Low-fidelity wireframes are basic sketches that outline the fundamental layout and elements of a web page or app, focusing on functionality rather than visual design.
High-fidelity wireframes, on the other hand, are more detailed and may include colors, typography, and even interactive elements to closely represent the final product.
Do I need to be a designer to create wireframes, or can anyone do it?
You don’t need to be a professional designer to create wireframes. While having design experience can be beneficial, wireframing is often about understanding user needs and structuring information effectively, skills that can be developed without formal design training.

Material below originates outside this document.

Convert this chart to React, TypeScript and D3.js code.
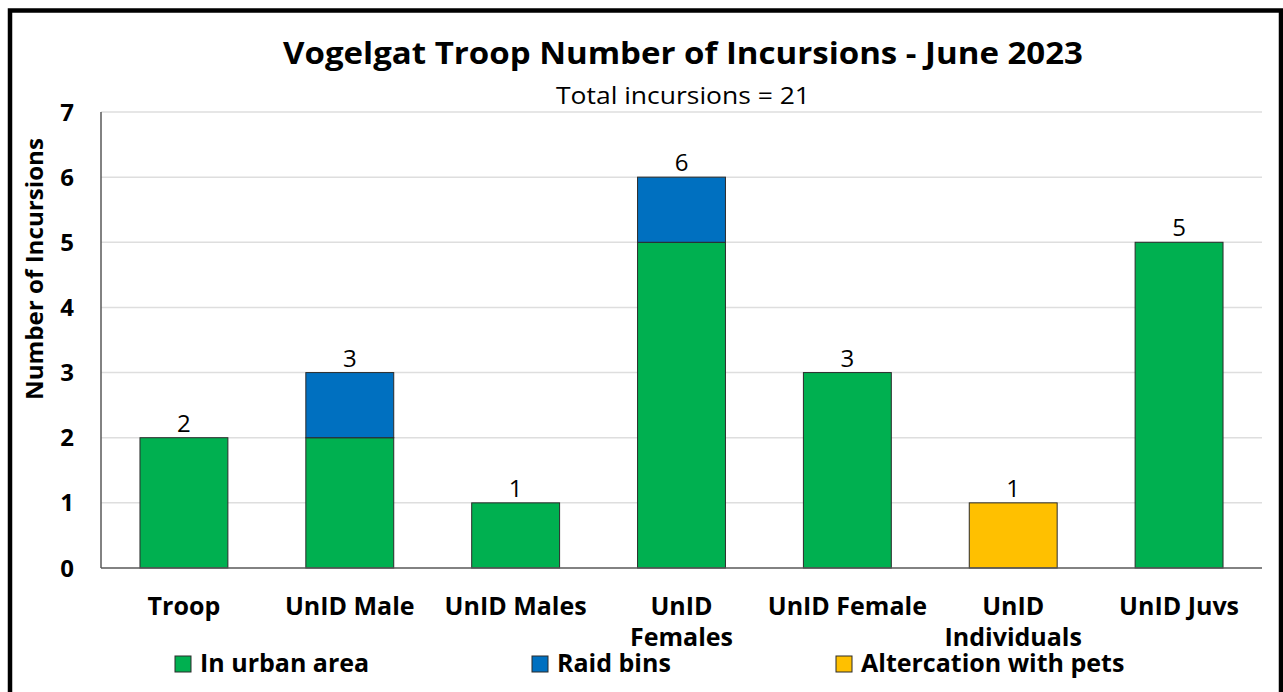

Many wireframing tools such as Venngage, offer wireframe templates and user-friendly interfaces that make the process accessible to people from various backgrounds.
How can I gather feedback from stakeholders or clients on my wireframes?
There are few ways you can gather feedback on your wireframe.
First, by using collaborative wireframing tools that allow for real-time comments to facilitate immediate feedback from stakeholders or clients.
Besides, you can schedule review sessions to offer dedicated time for stakeholders to share their thoughts.
Apart from that, annotations on the wireframe can help guide stakeholders’ understanding of each element, making their feedback more targeted.
Once you have collected this feedback, you can start visualizing this data to help you iterate on your design.
Are wireframes necessary for small projects or simple websites?
Wireframes are not strictly necessary for small projects or simple websites, but they can still offer value by providing a clear layout and roadmap for development.
Even for straightforward projects, wireframes can help align the team and stakeholders on design decisions, reducing misunderstandings and revisions later on.
Now that you’ve acquired the knowledge and tools to move confidently in the design process, you can focus on refining your design elements, optimizing user flow, and conducting user tests to validate your design assumptions.
This puts you in a strong position to make improvements, ensuring that your final design is not only visually appealing but also user-friendly and effective in meeting your project goals.
A well-crafted wireframe is the cornerstone of any successful web or app development project.